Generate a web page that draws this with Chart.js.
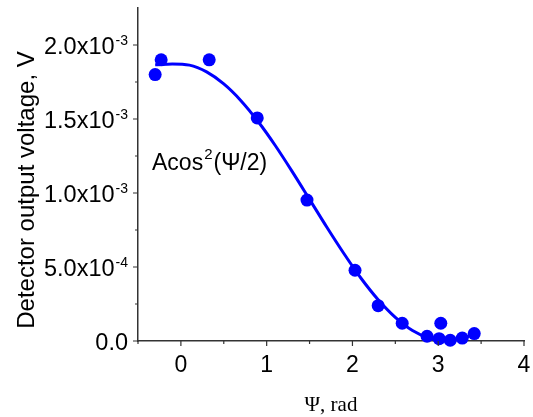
<!DOCTYPE html>
<html>
<head>
<title>Detector output voltage</title>
<script src="https://cdn.jsdelivr.net/npm/chart.js"></script>
<style>
  body { margin: 0; background: #fff; }
  canvas { display: block; }
</style>
</head>
<body>
<canvas id="chart" width="533" height="417"></canvas>
<script>
// measured points (psi in rad, detector voltage in V)
const psiData  = [-0.30, -0.23, 0.33, 0.89, 1.47, 2.03, 2.30, 2.58, 2.87, 3.01, 3.03, 3.14, 3.28, 3.42];
const voltData = [1.80e-3, 1.90e-3, 1.90e-3, 1.507e-3, 0.952e-3, 0.478e-3, 0.239e-3, 0.120e-3,
                  0.032e-3, 0.016e-3, 0.120e-3, 0.005e-3, 0.020e-3, 0.050e-3];

// fitted curve A cos^2(psi/2)
const fitPsi  = [-0.3, -0.1, 0.1, 0.3, 0.5, 0.7, 0.9, 1.1, 1.3, 1.5, 1.7, 1.9, 2.1, 2.3, 2.5, 2.7, 2.9, 3.1, 3.3, 3.42];
const fitVolt = [1.866e-3, 1.872e-3, 1.864e-3, 1.818e-3, 1.737e-3, 1.624e-3, 1.483e-3, 1.321e-3, 1.143e-3,
                 0.957e-3, 0.770e-3, 0.591e-3, 0.424e-3, 0.279e-3, 0.160e-3, 0.071e-3, 0.018e-3, 0.000,
                 0.020e-3, 0.048e-3];

const xTicks = [0, 1, 2, 3, 4];
const xMinor = [-0.5, 0.5, 1.5, 2.5, 3.5];
const yTicks = [0, 0.5e-3, 1.0e-3, 1.5e-3, 2.0e-3];
const yMinor = [0.25e-3, 0.75e-3, 1.25e-3, 1.75e-3];
const yTickText = ['0.0', '5.0x10', '1.0x10', '1.5x10', '2.0x10'];
const yTickExp  = ['', '-4', '-3', '-3', '-3'];

const blue = '#0000ff';
const axisColor = '#333';
const sans = 'Arial, "Liberation Sans", sans-serif';

const labelsPlugin = {
  id: 'labels',
  afterDraw(chart) {
    const ctx = chart.ctx;
    const xs = chart.scales.x, ys = chart.scales.y;
    const area = chart.chartArea;
    ctx.save();
    ctx.strokeStyle = axisColor;
    ctx.lineWidth = 1.2;
    // x ticks
    ctx.beginPath();
    xTicks.forEach(v => { const p = xs.getPixelForValue(v); ctx.moveTo(p, area.bottom); ctx.lineTo(p, area.bottom + 5); });
    xMinor.forEach(v => { const p = xs.getPixelForValue(v); ctx.moveTo(p, area.bottom); ctx.lineTo(p, area.bottom + 3); });
    // y ticks
    yTicks.forEach(v => { const p = ys.getPixelForValue(v); ctx.moveTo(area.left, p); ctx.lineTo(area.left - 5, p); });
    yMinor.forEach(v => { const p = ys.getPixelForValue(v); ctx.moveTo(area.left, p); ctx.lineTo(area.left - 3, p); });
    ctx.stroke();

    ctx.fillStyle = '#000';
    // x tick labels
    ctx.font = '23px ' + sans;
    ctx.textAlign = 'center';
    ctx.textBaseline = 'alphabetic';
    xTicks.forEach(v => ctx.fillText(String(v), xs.getPixelForValue(v), area.bottom + 31));

    // y tick labels with superscript exponent
    ctx.textAlign = 'left';
    yTicks.forEach((v, i) => {
      const p = ys.getPixelForValue(v);
      ctx.font = '14px ' + sans;
      const ew = yTickExp[i] ? ctx.measureText(yTickExp[i]).width : 0;
      ctx.font = '23.5px ' + sans;
      const mw = ctx.measureText(yTickText[i]).width;
      const right = area.left - 10;
      const x0 = right - ew - mw - (ew ? 1 : 0);
      ctx.fillText(yTickText[i], x0, p + 8.5);
      if (ew) {
        ctx.font = '14px ' + sans;
        ctx.fillText(yTickExp[i], x0 + mw + 1, p);
      }
    });

    // axis titles
    ctx.font = '21px "Liberation Serif", "Times New Roman", serif';
    ctx.textAlign = 'center';
    ctx.fillText('\u03A8, rad', (area.left + area.right) / 2, 411);

    ctx.save();
    ctx.translate(34, 190);
    ctx.rotate(-Math.PI / 2);
    ctx.font = '24px ' + sans;
    ctx.fillText('Detector output voltage, V', 0, 0);
    ctx.restore();

    // fit annotation
    ctx.textAlign = 'left';
    let ax = 152;
    const ay = 170;
    ctx.font = '23px ' + sans;
    ctx.fillText('Acos', ax, ay);
    ax += ctx.measureText('Acos').width + 1;
    ctx.font = '15px ' + sans;
    ctx.fillText('2', ax, ay - 11);
    ax += ctx.measureText('2').width + 1;
    ctx.font = '23px ' + sans;
    ctx.fillText('(\u03A8/2)', ax, ay);
    ctx.restore();
  }
};

new Chart(document.getElementById('chart'), {
  type: 'scatter',
  data: {
    datasets: [
      {
        label: 'measured',
        data: psiData.map((x, i) => ({ x: x, y: voltData[i] })),
        backgroundColor: blue,
        borderColor: blue,
        pointRadius: 6.5,
        pointBorderWidth: 0,
        clip: false
      },
      {
        type: 'line',
        label: 'Acos^2(psi/2)',
        data: fitPsi.map((x, i) => ({ x: x, y: fitVolt[i] })),
        borderColor: blue,
        borderWidth: 3,
        pointRadius: 0,
        fill: false,
        cubicInterpolationMode: 'monotone',
        clip: false
      }
    ]
  },
  options: {
    responsive: false,
    animation: false,
    layout: { padding: { top: 8, right: 9, left: 0, bottom: 0 } },
    plugins: { legend: { display: false }, tooltip: { enabled: false } },
    scales: {
      x: {
        type: 'linear',
        min: -0.5,
        max: 4,
        grid: { display: false },
        border: { display: true, color: axisColor, width: 1.5 },
        ticks: { display: false },
        afterFit: s => { s.height = 76; }
      },
      y: {
        type: 'linear',
        min: 0,
        max: 2.25e-3,
        grid: { display: false },
        border: { display: true, color: axisColor, width: 1.5 },
        ticks: { display: false },
        afterFit: s => { s.width = 138; }
      }
    }
  },
  plugins: [labelsPlugin]
});
</script>
</body>
</html>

————————

Directive >> Go from the first line of the listing to the line holding "0.032e-3, 0.016e-3, 0.120e-3, 0.005e-3, 0.020e-3, 0.050e-3];" and, please, transcribe those lines exactly, both included, with no pictures.

The output >>
Generate a web page that draws this with Chart.js.
<!DOCTYPE html>
<html>
<head>
<title>Detector output voltage</title>
<script src="https://cdn.jsdelivr.net/npm/chart.js"></script>
<style>
  body { margin: 0; background: #fff; }
  canvas { display: block; }
</style>
</head>
<body>
<canvas id="chart" width="533" height="417"></canvas>
<script>
// measured points (psi in rad, detector voltage in V)
const psiData  = [-0.30, -0.23, 0.33, 0.89, 1.47, 2.03, 2.30, 2.58, 2.87, 3.01, 3.03, 3.14, 3.28, 3.42];
const voltData = [1.80e-3, 1.90e-3, 1.90e-3, 1.507e-3, 0.952e-3, 0.478e-3, 0.239e-3, 0.120e-3,
                  0.032e-3, 0.016e-3, 0.120e-3, 0.005e-3, 0.020e-3, 0.050e-3];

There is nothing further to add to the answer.